Friday, September 25, 2009

Patents and Economics

I’m guessing this is the kind of discussion the leaders of the “Say Yes to Drugs!” campaign want people on campus to be having, so I hope they’re enjoying the back and forth between Jordan and Chris right here on the HRC blog. Before this exciting week of giant pill containers ends, I feel compelled to offer some clarification.

While I agree with Chris that Jordan doesn’t have it entirely right (more on this later), his response goes too far in its dismissal of the importance of patent law. The gist of the argument here seems to be that patent laws, by acting as a form of regulation, inhibit the function of free markets, which would lead to lower prices for consumers and greater innovation as companies compete to offer the same product more cheaply. As such, we should do away with patents and the monopolies they create.

Unfortunately, this is not a straightforward regulation-versus-free-markets issue. The cost of researching and developing a new drug is in the billions (not even mentioning the costs of the FDA approval process), yet the materials needed to create most of the most-used drugs on the market today can be found in a high school chemistry lab (at least if you had a high school chemistry teacher as cool as Mr. Davies like I did). As such, when a company discovers a new life-saving drug, its only innovation is the fact that it exclusively owns it. As soon as its formula is made public and other companies are allowed to market it as well, the drug becomes essentially a commodity: a good that will be priced very close to its materials cost. This comes very close to explicit market failure (when the government SHOULD step in to the marketplace), and at the very least argues for strict enforcement of property rights (which is basically what a patent is), a basic pillar of any free-market system.

No patents would be great for consumers (in the short run), but terrible for innovation. Why would a company invest vast sums of money in creating a drug if it didn’t have the chance to recoup its costs later through selling at a price above production cost? This is, incidentally, one of the great unmentioned flaws in the Obama health plan. The U.S., by being by far the most profitable market for prescription drugs (by virtue of our non-single-payer system), provides an indirect subsidy to the rest of the world by bearing the costs (in the form of higher prices) of new drug development while the Britains and Canadas of the world use government power to force drug companies to sell that same drug at bargain-basement prices. Liberals see this and say “hey, I want those lower drug costs!” without realizing that, in most cases, the drug wouldn’t exist in the first place if the U.S. market didn’t provide the profit incentive for research to begin with.

So, if we adopt Chris’s advice to drop patents entirely, we’re likely to be able to provide existing drugs at very cheap prices, but innovation will ground to a halt. We could supply the world with medical technology as it exists today, which would certainly help in a lot of ways.

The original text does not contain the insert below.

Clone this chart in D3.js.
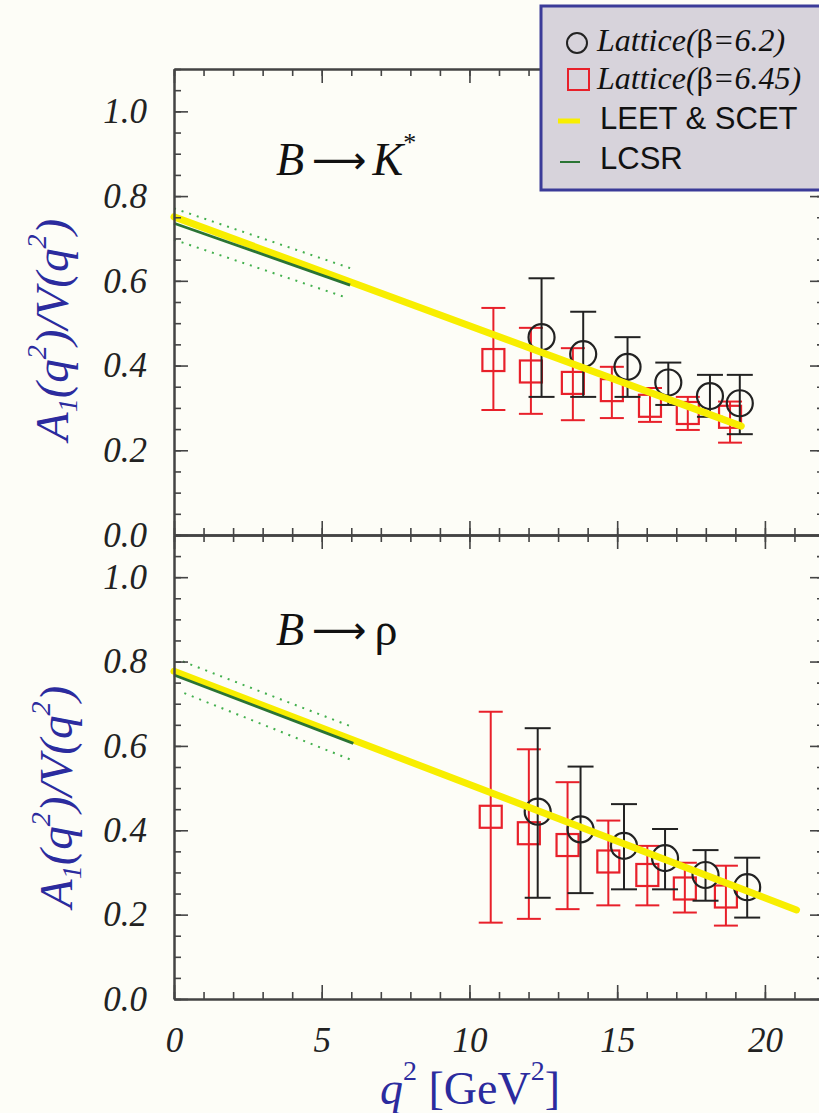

But it also means that life-saving discoveries in the field of cancer, diabetes, AIDS, and other diseases that might otherwise have been developed won’t be (or will be delayed) because of the lack of profit motive.

There are other reasons to oppose the patent system as it exists today. It is certainly true that perverse incentives exist in the current system that bias drug companies towards creating a plethora of E.D. treatments and blood thinners rather than focusing on solving those bigger diseases like AIDS and cancer. [However, companies like Pfizer also create drugs that treat conditions like breast cancer so the system is not totally defunct.] The fact that the U.S. is the country with the most stringent patent protection also creates inequalities in distribution of drugs around the world, as other nations must wait for a drug company to recoup its costs before it will be offered in their nation. While this might argue for changing rules in rich nations like Britain, it is true that this doesn’t help much in places like Africa, where anything but almost-free prices would be prohibitive.

Which brings me to where Chris is right and Jordan is wrong: the actual objectives of the “Say Yes to Drugs!” campaign do NOT involve getting rid of patents altogether. Instead, they are advocating only for the elimination of the process by which drugs discovered and developed in Harvard’s university labs are licensed to drug companies, who then patent and market them. Given that much of this research is publicly funded and that these drugs are often in the lines of work that are underrepresented in drug company stables because of the perverse incentives of the patent system, this idea makes sense. Developing nations probably should be allowed to benefit from the work done in Harvard’s labs, and the current system makes that extremely difficult. Harvard does not face the same need for profit incentive that Merck does (though a cash-strapped Harvard would undoubtedly miss the payments from the companies), so they don’t need to recoup all those research costs by selling the drug; instead, they could rely (as they do for most other costs) on alumni funding, etc.

“Say Yes to Drugs!” is a campaign that deserves our support (though I agree with Jordan that I feel just a little weird flying in the face of a phrase coined by our own Mrs. Reagan). But let’s not confuse the need for a sound change in public policy with a radical, wholesale abandonment of property rights in the form of the patent system.